Retype the lines beneath this one, from the first through the line containing "label_y = [93.3, 74.8, 60.0, 46.3, 32.8]". Pictures are left out.
>> Start Data
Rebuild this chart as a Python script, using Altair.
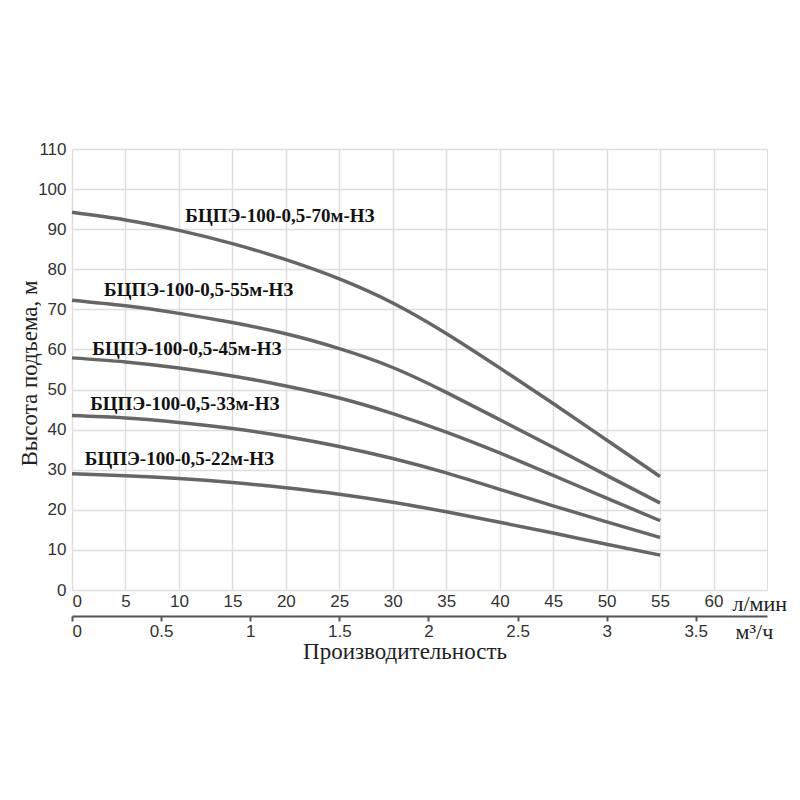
import altair as alt
import pandas as pd

# Flow, l/min
flow = [0, 5, 10, 15, 20, 25, 30, 35, 40, 45, 50, 55]
# Head, m, per pump model
head_70 = [94.2, 92.3, 89.7, 86.4, 82.4, 77.6, 71.6, 64.0, 55.4, 46.5, 37.4, 28.3]
head_55 = [72.3, 70.9, 69.0, 66.7, 63.9, 60.2, 55.5, 49.3, 42.5, 35.6, 28.6, 21.7]
head_45 = [57.9, 56.9, 55.4, 53.4, 50.9, 47.9, 44.0, 39.4, 34.2, 28.6, 22.9, 17.3]
head_33 = [43.5, 42.9, 41.8, 40.3, 38.3, 35.8, 32.8, 29.2, 25.1, 21.0, 17.0, 13.1]
head_22 = [29.0, 28.5, 27.8, 26.8, 25.5, 23.9, 21.9, 19.5, 16.9, 14.2, 11.4, 8.7]

models = ["БЦПЭ-100-0,5-70м-НЗ", "БЦПЭ-100-0,5-55м-НЗ", "БЦПЭ-100-0,5-45м-НЗ",
          "БЦПЭ-100-0,5-33м-НЗ", "БЦПЭ-100-0,5-22м-НЗ"]
label_x = [10.6, 3.0, 1.9, 1.7, 1.2]
label_y = [93.3, 74.8, 60.0, 46.3, 32.8]

x_ticks = [0, 5, 10, 15, 20, 25, 30, 35, 40, 45, 50, 55, 60]
y_ticks = [0, 10, 20, 30, 40, 50, 60, 70, 80, 90, 100, 110]
m3_ticks = [0, 0.5, 1, 1.5, 2, 2.5, 3, 3.5]

rows = []
for name, heads in zip(models, [head_70, head_55, head_45, head_33, head_22]):
    for q, h in zip(flow, heads):
        rows.append({"model": name, "q": q, "h": h})
curves = pd.DataFrame(rows)
labels = pd.DataFrame({"model": models, "x": label_x, "y": label_y})
m3 = pd.DataFrame({"m3": m3_ticks, "h": [0] * len(m3_ticks)})

xscale = alt.Scale(domain=[0, 65], nice=False, zero=True)
yscale = alt.Scale(domain=[0, 110], nice=False)

lines = alt.Chart(curves).mark_line(color="#666666", strokeWidth=3.5, interpolate="natural").encode(
    x=alt.X("q:Q", scale=xscale,
            axis=alt.Axis(values=x_ticks, grid=True, gridColor="#dedede", gridWidth=1.5,
                          ticks=False, domain=False, labelFont="Liberation Sans",
                          labelFontSize=17, labelColor="#333333", labelPadding=3,
                          title="л/мин", titleFont="Liberation Serif", titleFontSize=22,
                          titleFontWeight="normal", titleColor="#222222",
                          titleX=660, titleY=20, titleAlign="left",
                          titleBaseline="alphabetic")),
    y=alt.Y("h:Q", scale=yscale,
            axis=alt.Axis(values=y_ticks, grid=True, gridColor="#dedede", gridWidth=1.5,
                          ticks=False, domain=False, labelFont="Liberation Sans",
                          labelFontSize=17, labelColor="#333333", labelPadding=6,
                          title="Высота подъема, м", titleFont="Liberation Serif",
                          titleFontSize=23, titleFontWeight="normal", titleColor="#222222",
                          titleX=-43, titleY=224, titleAngle=-90, titleAlign="center",
                          titleBaseline="middle")),
    detail="model:N",
)

texts = alt.Chart(labels).mark_text(align="left", baseline="middle", font="Liberation Serif",
                                    fontWeight="bold", fontSize=19, color="#111111").encode(
    x=alt.X("x:Q", scale=xscale, axis=None),
    y=alt.Y("y:Q", scale=yscale),
    text="model:N",
)

xtitle = alt.Chart(pd.DataFrame({"t": ["Производительность"]})).mark_text(
    font="Liberation Serif", fontSize=23, color="#222222", align="center", baseline="middle"
).encode(x=alt.value(333), y=alt.value(503), text="t:N")

second = alt.Chart(m3).mark_point(opacity=0).encode(
    x=alt.X("m3:Q", scale=alt.Scale(domain=[0, 3.9], nice=False),
            axis=alt.Axis(orient="bottom", offset=26, values=m3_ticks, format="~g",
                          grid=False, domain=True, domainColor="#555555", domainWidth=2,
                          ticks=True, tickSize=5, tickColor="#555555", tickWidth=2,
                          labelFont="Liberation Sans", labelFontSize=17,
                          labelColor="#333333", labelPadding=2,
                          title="м³/ч", titleFont="Liberation Serif", titleFontSize=22,
                          titleFontWeight="normal", titleColor="#222222",
                          titleX=663, titleY=22, titleAlign="left",
                          titleBaseline="alphabetic")),
    y=alt.Y("h:Q", scale=yscale),
)

chart = alt.layer(lines, texts, xtitle, second).resolve_scale(x="independent").properties(
    width=695, height=441,
    autosize=alt.AutoSizeParams(type="none"),
    padding={"left": 64, "top": 141, "right": 22, "bottom": 150},
).configure_view(stroke="#444444", strokeWidth=3).configure(background="white")

chart.save("out.html", embed_options={"renderer": "svg", "actions": False})
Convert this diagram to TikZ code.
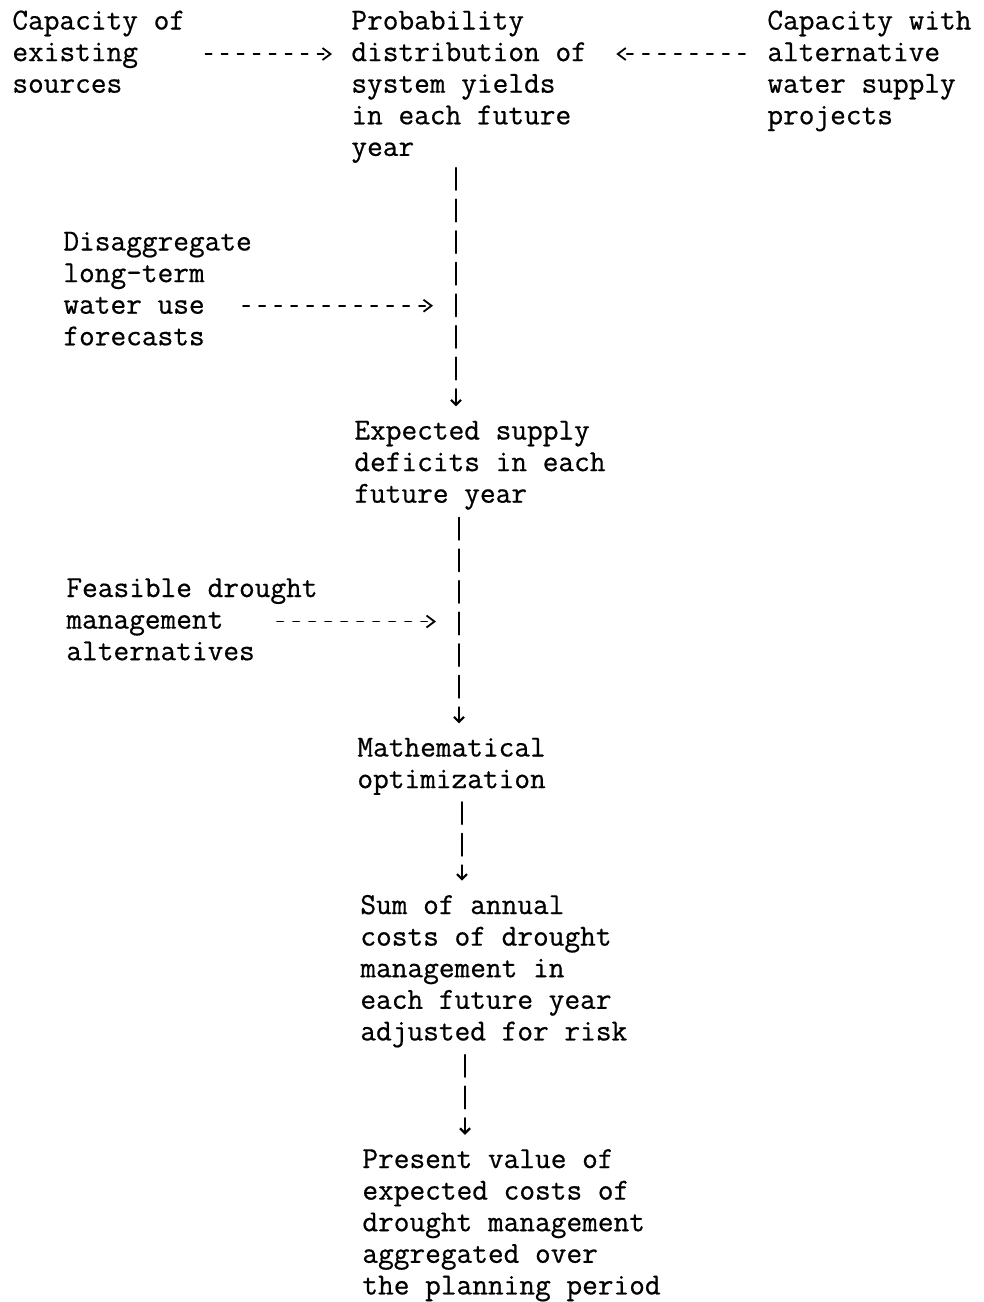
>> End Data
## [Reply to the task]
Rebuild this chart as a Python script, using Altair.
import altair as alt
import pandas as pd

# Flow, l/min
flow = [0, 5, 10, 15, 20, 25, 30, 35, 40, 45, 50, 55]
# Head, m, per pump model
head_70 = [94.2, 92.3, 89.7, 86.4, 82.4, 77.6, 71.6, 64.0, 55.4, 46.5, 37.4, 28.3]
head_55 = [72.3, 70.9, 69.0, 66.7, 63.9, 60.2, 55.5, 49.3, 42.5, 35.6, 28.6, 21.7]
head_45 = [57.9, 56.9, 55.4, 53.4, 50.9, 47.9, 44.0, 39.4, 34.2, 28.6, 22.9, 17.3]
head_33 = [43.5, 42.9, 41.8, 40.3, 38.3, 35.8, 32.8, 29.2, 25.1, 21.0, 17.0, 13.1]
head_22 = [29.0, 28.5, 27.8, 26.8, 25.5, 23.9, 21.9, 19.5, 16.9, 14.2, 11.4, 8.7]

models = ["БЦПЭ-100-0,5-70м-НЗ", "БЦПЭ-100-0,5-55м-НЗ", "БЦПЭ-100-0,5-45м-НЗ",
          "БЦПЭ-100-0,5-33м-НЗ", "БЦПЭ-100-0,5-22м-НЗ"]
label_x = [10.6, 3.0, 1.9, 1.7, 1.2]
label_y = [93.3, 74.8, 60.0, 46.3, 32.8]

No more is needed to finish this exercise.